Anayasa Mahkemesi Başkanı Haşim Kılıç'ın "Yüksek Seçim Kurulu'nun (YSK) kararları yargıya açılmalı." çıkışına hukukçulardan destek geldi. Hukukçular, her seçim döneminde verdiği kararlarla gündemden düşmeyen Kurul'un yapısının değiştirilmesi gerektiğini vurguluyor. Anayasa hukukçusu Prof. Dr. Serap Yazıcı, hukuka uygunluk denetimini yapan bir kurumun bizzat kendisinin hukukun dışına çıkmasının kabul edilemez olduğunu belirtiyor. Yazıcı, "YSK'nın kararlarında hukuka uygunluğun teşviki için alınan kararlar anayasa şikâyeti yoluyla Anayasa Mahkemesi'ne götürülmeli." diyor. Eski İstanbul Barosu Başkanı Yücel Sayman da anayasa değişikliği ile 'ihtilaf çözme' yetkisinin YSK'dan alınması gerektiğinin altını çiziyor.

YSK, bağımsız adaylara ilişkin 'veto' kararıyla 'görevini kötüye kullanmak'la suçlanıyor. Ancak Kurul'un kararları kesin niteliği taşıyor ve başka bir merci tarafından denetlenemiyor. Keyfi uygulamaların açtığı son kriz, Yargıtay ve Danıştay üyelerinden oluşan Kurul'un yapısını tartışmaya açtı. Bu çerçevede Anayasa Mahkemesi Başkanı Haşim Kılıç, Kurul'un kararlarının Anayasa Mahkemesi'nin denetimine alınmasını istedi.



Başbakan Tayyip Erdoğan da, bu yönde değişiklik yapılacağının işareti verirken, hukukçular da Kurul'un yapısının değiştirilmesi konusunda hemfikir.
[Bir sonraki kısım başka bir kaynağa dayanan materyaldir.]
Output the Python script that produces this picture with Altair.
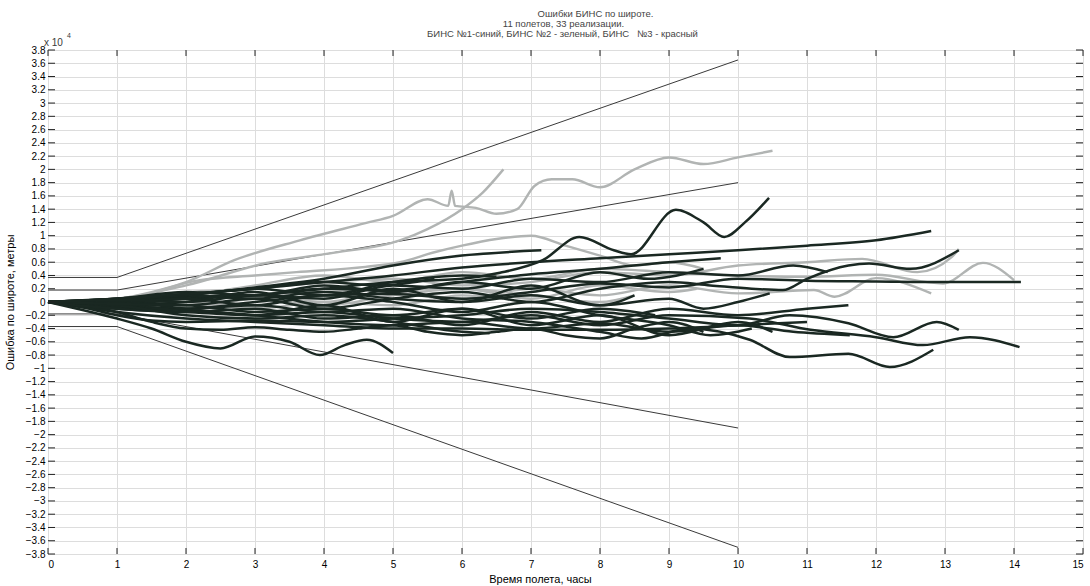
import altair as alt
import pandas as pd

TITLE = ["Ошибки БИНС по широте.", "11 полетов, 33 реализации.",
         "БИНС №1-синий, БИНС №2 - зеленый, БИНС\u00a0\u00a0\u00a0№3 - красный"]
X_TITLE = "Время полета, часы"
Y_TITLE = "Ошибка по широте, метры"
X_TICKS = [0, 1, 2, 3, 4, 5, 6, 7, 8, 9, 10, 11, 12, 13, 14, 15]
Y_TICKS = [-3.8, -3.6, -3.4, -3.2, -3.0, -2.8, -2.6, -2.4, -2.2, -2.0, -1.8, -1.6, -1.4, -1.2,
           -1.0, -0.8, -0.6, -0.4, -0.2, 0.0, 0.2, 0.4, 0.6, 0.8, 1.0, 1.2, 1.4, 1.6, 1.8,
           2.0, 2.2, 2.4, 2.6, 2.8, 3.0, 3.2, 3.4, 3.6, 3.8]

# envelope lines (hours, error x 10^4 m)
ENV_UO = [(0, 0.37), (1, 0.37), (10, 3.65)]
ENV_UI = [(0, 0.18), (1, 0.18), (10, 1.8)]
ENV_LI = [(0, -0.18), (1, -0.18), (10, -1.9)]
ENV_LO = [(0, -0.37), (1, -0.37), (10, -3.7)]

# light (grey) realisations
L1 = [(0, 0), (1, 0.05), (1.5, 0.15), (2, 0.3), (2.7, 0.63), (3.65, 0.93), (4.6, 1.19), (5.0, 1.3),
      (5.5, 1.55), (5.8, 1.45), (5.85, 1.68), (5.9, 1.45), (6.2, 1.42), (6.5, 1.33), (6.8, 1.4),
      (7.05, 1.75), (7.3, 1.85), (7.6, 1.85), (8.0, 1.73), (8.5, 2.0), (9.0, 2.18), (9.5, 2.08),
      (10.0, 2.18), (10.5, 2.28)]
L2 = [(0, 0), (1, 0.05), (2, 0.25), (3.17, 0.59), (4.13, 0.74), (5.1, 0.93), (5.5, 1.1),
      (6.0, 1.4), (6.3, 1.65), (6.6, 2.0)]
L3 = [(0, 0), (1, 0.03), (2.2, 0.33), (3, 0.4), (3.6, 0.45), (4.6, 0.53), (5.1, 0.6), (5.6, 0.75),
      (6, 0.85), (6.5, 0.95), (7, 1.0), (7.5, 0.85), (8, 0.7), (8.5, 0.55), (9, 0.6), (9.5, 0.5)]
L4 = [(0, 0), (1, 0.05), (2, 0.15), (3, 0.2), (4, 0.3), (5, 0.35), (6, 0.25), (7, 0.3), (8, 0.45),
      (9, 0.4), (10, 0.55), (11, 0.6), (11.8, 0.65), (12.6, 0.45), (13.1, 0.68), (13.2, 0.8)]
L5 = [(0, 0), (1, 0.0), (2, 0.05), (3, 0.1), (4, 0.0), (5, 0.15), (6, 0.05), (7, 0.2), (8, 0.1),
      (9, 0.25), (10, 0.13), (11.1, 0.18), (11.4, 0.08), (12, 0.36), (12.8, 0.13)]
L6 = [(0, 0), (1, 0.03), (2, 0.1), (3, 0.25), (4, 0.4), (5, 0.3), (6, 0.45), (7, 0.35), (8, 0.5),
      (9, 0.45), (10, 0.4), (11, 0.38), (12, 0.41), (12.97, 0.28), (13.55, 0.59), (14.0, 0.33)]
L7 = [(0, 0), (2, 0.05), (4, 0.15), (6, 0.2), (7, 0.05), (8, 0.25), (9, 0.15), (9.4, 0.2)]
L8 = [(0, 0), (1, -0.05), (2, -0.1), (3, 0.05), (4, -0.05), (5, 0.1), (6, 0.2), (7, 0.1),
      (8, 0.0), (8.5, 0.1)]
L9 = [(0, 0), (1, -0.02), (2, 0.0), (3, -0.1), (4, 0.0), (5, -0.05), (6, 0.1), (6.6, 0.05)]

# dark realisations
D1 = [(0, 0), (1, -0.02), (2, 0.05), (3, 0.1), (4, 0.2), (5, 0.3), (6, 0.35), (6.55, 0.44),
      (7.17, 0.63), (7.7, 0.98), (8.2, 0.78), (8.45, 0.72), (9.1, 1.39), (9.5, 1.2), (9.8, 0.98),
      (10.1, 1.2), (10.45, 1.57)]
D2 = [(0, 0), (1, 0.05), (2, 0.12), (3, 0.2), (4, 0.3), (5, 0.4), (6, 0.52), (7, 0.6), (8, 0.66),
      (9, 0.72), (10, 0.78), (11, 0.85), (12, 0.93), (12.8, 1.07)]
D3 = [(0, 0), (1, 0.03), (2, 0.1), (3, 0.22), (4, 0.35), (5, 0.55), (6, 0.7), (7.15, 0.78)]
D4 = [(0, 0), (1, 0.0), (2, 0.08), (3, 0.1), (4, 0.2), (5, 0.18), (6, 0.3), (7, 0.42), (8, 0.5),
      (9, 0.6), (9.75, 0.66)]
D5 = [(0, 0), (1, -0.05), (2, -0.1), (3, 0.0), (4, 0.1), (5, 0.12), (6, 0.05), (7, 0.15),
      (8, 0.28), (9, 0.22), (10, 0.35), (11, 0.32), (12, 0.31), (13, 0.3), (14.1, 0.3)]
D6 = [(0, 0), (1, 0.02), (2, -0.05), (3, 0.05), (4, -0.1), (5, 0.05), (6, 0.15), (7, 0.0),
      (8, 0.2), (9, 0.3), (9.6, 0.25), (10.2, 0.2), (10.65, 0.18), (11.0, 0.35), (11.6, 0.55),
      (11.9, 0.58), (12.5, 0.5), (13.2, 0.78)]
D7 = [(0, 0), (1, -0.1), (2, -0.15), (3, -0.2), (4, -0.15), (5, -0.25), (6, -0.3), (7, -0.2),
      (8, -0.35), (9, -0.2), (10.17, -0.25), (11.05, -0.42), (12.0, -0.53), (12.68, -0.65),
      (13.36, -0.53), (14.08, -0.68)]
D8 = [(0, 0), (0.5, -0.08), (1, -0.2), (1.5, -0.28), (2, -0.3), (3, -0.28), (4, -0.3), (5, -0.25),
      (6, -0.2), (7, -0.1), (8, -0.15), (9, -0.25), (10, -0.35), (10.75, -0.2), (11.6, -0.32),
      (12.25, -0.53), (12.88, -0.3), (13.2, -0.42)]
D9 = [(0, 0), (1, -0.05), (2, -0.1), (3, -0.05), (4, -0.15), (5, -0.1), (6, -0.25), (7, -0.3),
      (8, -0.45), (8.6, -0.55), (9.3, -0.4), (10.17, -0.57), (10.75, -0.83), (11.6, -0.78),
      (12.2, -0.98), (12.83, -0.72)]
D10 = [(0, 0), (1, -0.08), (2, -0.12), (3, -0.2), (4, -0.3), (5, -0.35), (6, -0.3), (7, -0.4),
       (8, -0.32), (9, -0.45), (10, -0.35), (10.8, -0.45), (11.62, -0.5)]
D11 = [(0, 0), (1, 0.02), (2, 0.1), (3, 0.05), (4, 0.15), (5, 0.05), (6, 0.0), (7, 0.1),
       (8, -0.05), (9, 0.05), (9.5, -0.1), (10, 0.0), (10.46, 0.13)]
D12 = [(0, 0), (1, -0.15), (2, -0.25), (3, -0.3), (4, -0.35), (5, -0.4), (6, -0.4), (7, -0.42),
       (8, -0.42), (9, -0.4), (10, -0.35), (11.0, -0.3)]
D13 = [(0, 0), (0.5, -0.12), (1, -0.25), (1.5, -0.4), (2, -0.6), (2.5, -0.7), (3, -0.52),
       (3.5, -0.6), (3.94, -0.8), (4.3, -0.65), (4.62, -0.57), (5.0, -0.77)]
D14 = [(0, 0), (1, -0.15), (1.5, -0.3), (2, -0.4), (2.5, -0.42), (3, -0.38), (3.5, -0.42),
       (4, -0.45), (4.5, -0.4), (5, -0.35), (5.5, -0.45), (6, -0.5), (6.5, -0.45), (7, -0.4),
       (7.5, -0.5), (8, -0.55), (8.5, -0.4), (9, -0.3), (9.5, -0.45)]
D15 = [(0, 0), (1, 0.05), (2, 0.15), (3, 0.1), (4, 0.25), (5, 0.15), (6, 0.3), (7, 0.2),
       (8, 0.45), (8.7, 0.35), (9.5, 0.5)]
D16 = [(0, 0), (1, -0.05), (2, 0.0), (3, 0.15), (4, -0.05), (5, 0.2), (6, 0.0), (7, 0.25),
       (8, -0.05), (8.5, 0.1)]
D17 = [(0, 0), (1, 0.0), (2, -0.1), (3, -0.2), (4, -0.05), (5, -0.3), (6, -0.1), (7, -0.35),
       (8, -0.2), (9, -0.5), (10, -0.3), (10.5, -0.45)]
D18 = [(0, 0), (1, 0.05), (2, 0.1), (3, 0.2), (4, 0.1), (5, 0.3), (6, 0.4), (6.5, 0.38)]
D19 = [(0, 0), (1, -0.1), (2, -0.15), (3, -0.1), (4, -0.25), (5, -0.2), (6, -0.35), (7, -0.15),
       (8, -0.3), (9, -0.1), (10, -0.2), (11, -0.1), (11.6, -0.05)]
D20 = [(0, 0), (1, 0.0), (2, 0.05), (3, -0.05), (4, 0.1), (5, 0.0), (6, -0.15), (7, 0.0),
       (8, -0.2), (9, -0.35), (9.6, -0.5), (10.2, -0.4)]
D21 = [(0, 0), (1, 0.05), (2, 0.12), (3, 0.2), (4, 0.3), (4.8, 0.25), (5.6, 0.35)]
D22 = [(0, 0), (1, -0.05), (2, -0.2), (3, -0.25), (4, -0.2), (5, -0.3), (6, -0.45), (6.4, -0.47)]
D23 = [(0, 0), (1, -0.03), (2, -0.05), (3, -0.15), (4, -0.1), (5, -0.2), (6, -0.1), (7, -0.25),
       (8, -0.1), (8.8, -0.2)]
D24 = [(0, 0), (1, 0.03), (2, 0.0), (3, 0.1), (4, 0.05), (5, 0.25), (6, 0.2), (7, 0.35),
       (8, 0.3), (9, 0.45), (10, 0.4), (10.8, 0.55), (11.3, 0.45)]

ENVELOPES = {"uo": ENV_UO, "ui": ENV_UI, "li": ENV_LI, "lo": ENV_LO}
LIGHT = {"L1": L1, "L2": L2, "L3": L3, "L4": L4, "L5": L5, "L6": L6, "L7": L7, "L8": L8, "L9": L9}
DARK = {"D1": D1, "D2": D2, "D3": D3, "D4": D4, "D5": D5, "D6": D6, "D7": D7, "D8": D8,
        "D9": D9, "D10": D10, "D11": D11, "D12": D12, "D13": D13, "D14": D14, "D15": D15,
        "D16": D16, "D17": D17, "D18": D18, "D19": D19, "D20": D20, "D21": D21, "D22": D22,
        "D23": D23, "D24": D24}


def table(series):
    rows = []
    for name, pts in series.items():
        for i, (t, v) in enumerate(pts):
            rows.append({"s": name, "i": i, "t": t, "v": v})
    return pd.DataFrame(rows)


W, H = 1035, 504
FONT = "Liberation Sans"
TXT = "#3a3a3a"

X = alt.X("t:Q", scale=alt.Scale(domain=[0, 15], nice=False, zero=False),
          axis=alt.Axis(values=X_TICKS, title=X_TITLE, grid=True, tickSize=0, domain=False,
                        labelPadding=5, titlePadding=4, titleX=492, titleFontWeight="normal"))
Y = alt.Y("v:Q", scale=alt.Scale(domain=[-3.8, 3.8], nice=False, zero=False),
          axis=alt.Axis(values=Y_TICKS, format=".1~f", title=Y_TITLE, grid=True, tickSize=0,
                        domain=False, labelPadding=3, titlePadding=10, titleFontWeight="normal"))

env = alt.Chart(table(ENVELOPES)).mark_line(color="#3a3a3a", strokeWidth=1).encode(
    x=X, y=Y, detail="s:N", order="i:Q")
light = alt.Chart(table(LIGHT)).mark_line(
    color="#b1b4b3", strokeWidth=2.4, interpolate="monotone").encode(
    x=X, y=Y, detail="s:N", order="i:Q")
dark = alt.Chart(table(DARK)).mark_line(
    color="#1a2822", strokeWidth=2.5, interpolate="monotone").encode(
    x=X, y=Y, detail="s:N", order="i:Q")

xt = pd.DataFrame({"t": X_TICKS})
yt = pd.DataFrame({"v": Y_TICKS})
tick_col = "#222222"
ticks_b = alt.Chart(xt).mark_rule(color=tick_col, strokeWidth=1).encode(
    x=X, y=alt.value(H), y2=alt.value(H - 6))
ticks_t = alt.Chart(xt).mark_rule(color=tick_col, strokeWidth=1).encode(
    x=X, y=alt.value(0), y2=alt.value(6))
ticks_l = alt.Chart(yt).mark_rule(color=tick_col, strokeWidth=1).encode(
    y=Y, x=alt.value(0), x2=alt.value(7))
ticks_r = alt.Chart(yt).mark_rule(color=tick_col, strokeWidth=1).encode(
    y=Y, x=alt.value(W), x2=alt.value(W - 7))

exp_base = alt.Chart(pd.DataFrame({"s": ["x 10"]})).mark_text(
    font=FONT, fontSize=10, color=TXT, align="left", baseline="middle").encode(
    text="s:N", x=alt.value(-4), y=alt.value(-7))
exp_pow = alt.Chart(pd.DataFrame({"s": ["4"]})).mark_text(
    font=FONT, fontSize=7, color=TXT, align="left", baseline="middle").encode(
    text="s:N", x=alt.value(19), y=alt.value(-14))

title_layers = []
for line, yy, xx in zip(TITLE, [-36, -26, -16], [W / 2 + 30, W / 2 - 2, W / 2 - 3]):
    title_layers.append(
        alt.Chart(pd.DataFrame({"s": [line]})).mark_text(
            font=FONT, fontSize=9.5, color="#444", align="center", baseline="middle").encode(
            text="s:N", x=alt.value(xx), y=alt.value(yy)))

chart = alt.layer(env, light, dark, ticks_b, ticks_t, ticks_l, ticks_r, exp_base, exp_pow,
                  *title_layers).properties(
    width=W, height=H,
    autosize=alt.AutoSizeParams(type="none"),
    padding={"left": 48, "top": 50, "right": 7, "bottom": 32},
).configure_view(
    stroke="#222", strokeWidth=1
).configure_axis(
    labelFont=FONT, titleFont=FONT, labelFontSize=10, titleFontSize=10,
    labelColor=TXT, titleColor=TXT, titleFontWeight="normal",
    gridColor="#6e6e6e", gridDash=[1, 2], gridWidth=1, gridOpacity=0.8
).configure(background="white")

chart.save("out.html", embed_options={"renderer": "svg", "actions": False})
Anayasa hukukçusu Prof. Dr. Serap Yazıcı, bütünlükçü bir yaklaşımla yeni bir anayasa hazırlanması gerektiğini belirtirken, bu çerçevede YSK'nın da yeniden yapılandırılması gerektiğini kaydediyor. Yazıcı, "YSK Anayasa'mızda yasama bölümünde yer alıyor ve yargıçlardan oluşuyor, yetkilerine bakıldığında ise hem yargısal hem de idari nitelikli kararlar verebiliyor. Bu kararlar aleyhine başka mercilere başvurma imkânı yok. Yeni anayasada YSK kararlarının hukuka uygun olması gerektiği vurgulanmalı." görüşünü dile getiriyor.

Anayasal düzenleme ile YSK'nın idari nitelikteki kararlarının idari yargı denetimine tabi tutulabileceğini anlatan Prof. Dr. Serap Yazıcı, şöyle devam ediyor: "1995'te anayasa değişikliği yapıldı ve gurbetçilere oy verme hakkı kabul edildi. 13 yıl sonra 2008'de bunu uygulanır kılacak kanun geçti. Kanunun üzerinden 3 yıl geçti. Bu süre içinde YSK, bu kanunu uygulayacak hiçbir teşebbüste bulunmadı ve 'altyapı çalışmaları tamamlanmadığı gerekçesiyle kanun uygulanamaz' dedi. YSK bir idari organ değil ama aldığı kararların bir kısmı idari karar niteliğinde dolayısıyla bu kararlar bakımından idare hukukunun temel ilkelerine uyulması gerekir."

VETO kararı kanunlara uygun değil

Eski İstanbul Barosu Başkanı Yücel Sayman da YSK'nın son aldığı kararda Parlamento üzerindeki işlevini genişlettiğini vurguluyor. Bu nedenle Parlamento'ya müdahale etmeye başladığı zaman 'sakatlık' oluştuğunu anlatıyor. Yeni anayasada yargının işleyişi ve örgütlenmesinin tamamen değiştirilmesinin kaçınılmaz olduğunu dile getiren

Sayman, "YSK'nın yetkileri sınırlandırılarak kendisine hukuki yorum ihtilafı çözme yetkisi verilmeden yeni bir işlev verilebilir. YSK'nın aldığı son kararlar bırakın hukuka uygunluğu, var olan kanunlara uygunluğu yanlış. Veto edilen 3-4 kişiye baktım, kanun tamamen yanlış uygulanmış. Daha doğrusu araştırmıyor bile, bu kadar kolay olmamalı. YSK'daki meşruiyet sorunu temel bir meşruiyet sorunu, devletin yapısı ve örgütlenmesi ile ilgili bir sorun, o yeni anayasada farklı bir şekilde biçimlendirilmeli." diye konuşuyor.